Saturday, 23rd November 2019

Network Infrastructure (RMA) Network Issues: Fix in Place

The network in region RMA has been stable for more than 24 hours now and we are convinced that it will remain that way. Here is why:

Reproduction
After collecting more data during yesterday's outage, the vendor was able to re-create the problem in their lab. This allowed both the vendor's and our own engineering team to work on a short-term mitigation as well as on mid-term fixes but it will also provide a way to validate long-term solutions that will be introduced in subsequent firmware releases.

Short-Term Mitigation
After identifying the potential root cause yesterday afternoon, we implemented a workaround to prevent the suspected weakness in the firmware from being triggered by unusual traffic patterns. However, as the traffic pattern changed over time, the mitigation had to be adapted accordingly in a timely manner to prevent the switch CPUs from spiking again. So, while this did help us get back into a stable state by massively reducing the CPU utilization on the network equipment, it did not provide us with a sustainable mid-term fix.

Mid-Term Fix
Both engineering teams have been working very closely together to find a mid-term fix the same day.

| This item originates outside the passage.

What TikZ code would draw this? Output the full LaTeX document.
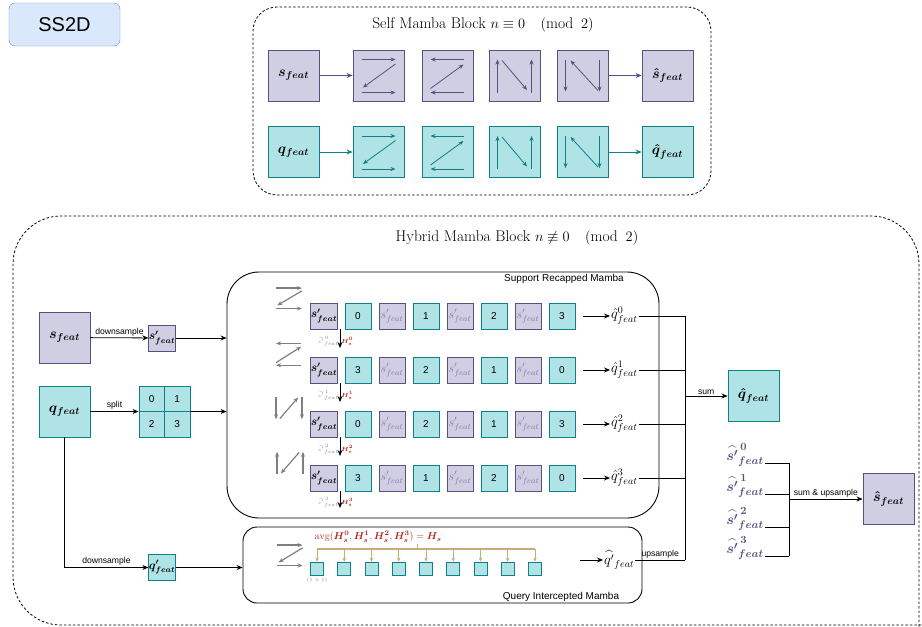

We scheduled synchronization calls every 90 minutes and focused on various options for mid-term fixes in a joint effort. At around 22:45 CET, in a final conference call, we started implementing the mid-term fix that we all believed to be the most robust while not introducing further variables. Around midnight, we deployed the fix to the production network in region RMA and confirmed its effectiveness shortly after.

Monitoring
Right after implementing the first mitigation we added specific checks and triggers to our internal monitoring system in order to receive an alert should the situation change all of a sudden. We also added very aggressive triggers for the CPU utilization and expected to receive some "false positive" alerts during the night. However, we did not receive any alerts as the CPU utilization has been very steady for more than 24 hours now.

Long-Term Solution
The vendor will continue working on code changes that will replace the mid-term fix in the future. We will test future firmware releases in our lab and deploy them on a regular basis during previously announced maintenance windows following our standard procedures.

Incident Report
We will follow up with a detailed incident report by mid next week.

Please accept our sincere apologies for all the inconvenience this may have caused you and your customers.